Following the collapse of the Soviet Union in 1991, Kazakhstan emerged as an independent nation. In 1997, President Nursultan Nazarbayev decided to move the capital from Almaty to the remote northern steppe and began constructing a new administrative centre that would become Astana.

Funded largely by revenues from oil and gas, the city grew rapidly into one of the most ambitious urban development projects of recent decades. Designed by an international roster of architects, Astana is a landscape of striking landmarks, monumental government buildings and futuristic forms. Towers, pyramids, vast shopping centres and oversized monuments rise from the flat grasslands, creating an urban environment that often appears closer to a speculative vision of the future than to a conventional city.

Photographed in 2017, this series explores the relationship between architecture, power and national identity. The images focus on the contrast between the city’s grand ambitions and the immense emptiness of the surrounding steppe.
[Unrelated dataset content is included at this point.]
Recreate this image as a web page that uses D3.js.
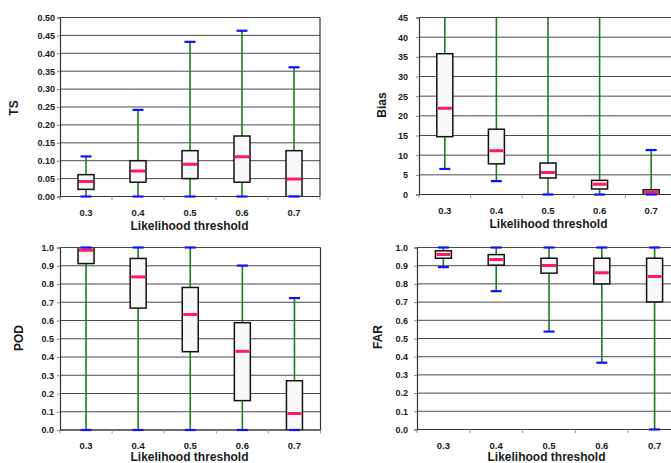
<!DOCTYPE html>
<html>
<head>
<meta charset="utf-8">
<script src="https://cdn.jsdelivr.net/npm/d3@7"></script>
<style>
  body { margin: 0; background: #fff; }
  svg text { font-family: "Liberation Sans", Arial, sans-serif; font-weight: bold; fill: #1a1a1a; }
</style>
</head>
<body>
<div class="viewbox"></div>
<script>
  // likelihood thresholds on the x axis
  const thresholds = ["0.3", "0.4", "0.5", "0.6", "0.7"];

  // five-number summaries per threshold: [min, q1, median, q3, max]
  const tsStats = [
    [0, 0.020, 0.042, 0.061, 0.112],
    [0, 0.040, 0.071, 0.100, 0.242],
    [0, 0.050, 0.090, 0.128, 0.432],
    [0, 0.040, 0.111, 0.169, 0.463],
    [0, 0.000, 0.049, 0.128, 0.361]
  ];
  // bias upper whiskers run off the top of the axis
  const biasStats = [
    [6.5, 14.7, 21.9, 35.8, 80],
    [3.4, 7.8, 11.1, 16.6, 70],
    [0, 4.2, 5.6, 8.0, 60],
    [0, 1.4, 2.6, 3.6, 50],
    [0, 0.0, 0.6, 1.2, 11.3]
  ];
  const podStats = [
    [0, 0.912, 0.985, 1.000, 1.000],
    [0, 0.668, 0.839, 0.940, 1.000],
    [0, 0.429, 0.633, 0.781, 1.000],
    [0, 0.161, 0.431, 0.588, 0.901],
    [0, 0.000, 0.091, 0.270, 0.723]
  ];
  const farStats = [
    [0.892, 0.941, 0.961, 0.982, 1.000],
    [0.760, 0.903, 0.934, 0.961, 1.000],
    [0.538, 0.859, 0.901, 0.941, 1.000],
    [0.367, 0.800, 0.861, 0.941, 1.000],
    [0.000, 0.701, 0.840, 0.941, 1.000]
  ];

  const tsTicks = d3.range(0, 0.501, 0.05);
  const biasTicks = d3.range(0, 46, 5);
  const unitTicks = d3.range(0, 1.001, 0.1);

  const svg = d3.select(".viewbox").append("svg")
    .attr("width", 671)
    .attr("height", 463);

  const GREEN = "#1b7d1b", BLUE = "#1010ff", PINK = "#ff1a66", GRID = "#4a4a4a";

  // panel frames (pixel boxes of the plot areas)
  const panels = [
    { name: "TS", stats: tsStats, ticks: tsTicks, fmt: ".2f", max: 0.5,
      x0: 60, x1: 320, y0: 17.5, y1: 196.5, labGap: 5, titleX: 14, titleY: 108, catY: 216, xtY: 230 },
    { name: "Bias", stats: biasStats, ticks: biasTicks, fmt: "d", max: 45,
      x0: 419, x1: 677, y0: 17.5, y1: 194.5, labGap: 11, titleX: 382, titleY: 105, catY: 214, xtY: 228 },
    { name: "POD", stats: podStats, ticks: unitTicks, fmt: ".1f", max: 1,
      x0: 60, x1: 320.5, y0: 247.5, y1: 430, labGap: 6, titleX: 19, titleY: 338, catY: 449, xtY: 461 },
    { name: "FAR", stats: farStats, ticks: unitTicks, fmt: ".1f", max: 1,
      x0: 417, x1: 681, y0: 247.5, y1: 429.5, labGap: 9, titleX: 378, titleY: 337, catY: 449, xtY: 461 }
  ];

  panels.forEach((p, i) => drawPanel(p, i));

  function drawPanel(p, i) {
    const x = d3.scaleBand().domain(thresholds).range([p.x0, p.x1]);
    const y = d3.scaleLinear().domain([0, p.max]).range([p.y1, p.y0]);
    const g = svg.append("g");

    g.append("clipPath").attr("id", "clip" + i)
      .append("rect")
      .attr("x", p.x0).attr("y", p.y0)
      .attr("width", p.x1 - p.x0).attr("height", p.y1 - p.y0);

    // gridlines
    g.selectAll(".grid").data(p.ticks).enter().append("line")
      .attr("x1", p.x0).attr("x2", p.x1)
      .attr("y1", d => y(d)).attr("y2", d => y(d))
      .attr("stroke", GRID).attr("stroke-width", 1);

    // y axis
    const yAxis = d3.axisLeft(y).tickValues(p.ticks)
      .tickFormat(d3.format(p.fmt)).tickSize(3).tickPadding(p.labGap - 3);
    const ya = g.append("g").attr("transform", `translate(${p.x0},0)`).call(yAxis);
    ya.select(".domain").attr("stroke", "#333").attr("stroke-width", 1.2);
    ya.selectAll(".tick line").attr("stroke", "#888");
    ya.selectAll("text").attr("font-size", 9).attr("fill", "#1a1a1a")
      .style("font-family", "Liberation Sans, Arial, sans-serif").style("font-weight", "bold");

    // right border
    g.append("line")
      .attr("x1", p.x1).attr("x2", p.x1).attr("y1", p.y0).attr("y2", p.y1)
      .attr("stroke", "#333").attr("stroke-width", 1.2);

    // bottom axis with ticks at category boundaries
    g.append("line")
      .attr("x1", p.x0).attr("x2", p.x1).attr("y1", p.y1).attr("y2", p.y1)
      .attr("stroke", "#333").attr("stroke-width", 1.2);
    const bounds = thresholds.map(d => x(d)).concat([p.x1]);
    g.selectAll(".xt").data(bounds).enter().append("line")
      .attr("x1", d => d).attr("x2", d => d)
      .attr("y1", p.y1).attr("y2", p.y1 + 3.5)
      .attr("stroke", "#999");

    g.selectAll(".cat").data(thresholds).enter().append("text")
      .attr("x", d => x(d) + x.bandwidth() / 2)
      .attr("y", p.catY)
      .attr("text-anchor", "middle")
      .attr("font-size", 9.5)
      .text(d => d);

    g.append("text")
      .attr("x", (p.x0 + (p.x0 + 5 * 51.8)) / 2)
      .attr("y", p.xtY)
      .attr("text-anchor", "middle")
      .attr("font-size", 12)
      .text("Likelihood threshold");

    g.append("text")
      .attr("transform", `translate(${p.titleX + 4},${p.titleY}) rotate(-90)`)
      .attr("text-anchor", "middle")
      .attr("font-size", 12)
      .text(p.name);

    // boxes
    const boxW = 16, capW = 11;
    const rows = p.stats.map((s, k) => ({ cat: thresholds[k], s: s }));
    const bx = g.append("g").attr("clip-path", `url(#clip${i})`);
    const cx = d => x(d.cat) + x.bandwidth() / 2;

    bx.selectAll(".wh").data(rows).enter().append("line")
      .attr("x1", cx).attr("x2", cx)
      .attr("y1", d => y(d.s[0])).attr("y2", d => y(d.s[4]))
      .attr("stroke", GREEN).attr("stroke-width", 1.6);

    bx.selectAll(".box").data(rows).enter().append("rect")
      .attr("x", d => cx(d) - boxW / 2)
      .attr("width", boxW)
      .attr("y", d => y(d.s[3]))
      .attr("height", d => y(d.s[1]) - y(d.s[3]))
      .attr("fill", "#f8f8f8")
      .attr("stroke", "#111").attr("stroke-width", 1.5);

    bx.selectAll(".med").data(rows).enter().append("line")
      .attr("x1", d => cx(d) - boxW / 2 + 1).attr("x2", d => cx(d) + boxW / 2 - 1)
      .attr("y1", d => y(d.s[2])).attr("y2", d => y(d.s[2]))
      .attr("stroke", PINK).attr("stroke-width", 3);

    [0, 4].forEach(j => {
      g.selectAll(".cap" + j).data(rows.filter(d => d.s[j] <= p.max)).enter().append("line")
        .attr("x1", d => cx(d) - capW / 2).attr("x2", d => cx(d) + capW / 2)
        .attr("y1", d => y(d.s[j])).attr("y2", d => y(d.s[j]))
        .attr("stroke", BLUE).attr("stroke-width", 2.2);
    });
  }
</script>
</body>
</html>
While the architecture seeks to project prosperity, progress and permanence, the vast scale of the urban landscape often produces a sense of isolation and unreality.

Astana represents a contemporary version of the planned city: a place conceived not through gradual growth but through political will, economic resources and a desire to create a new image for a nation. The project forms part of an ongoing photographic investigation into cities built from scratch, including Brasília and Chandigarh, and examines how utopian visions are translated into physical space.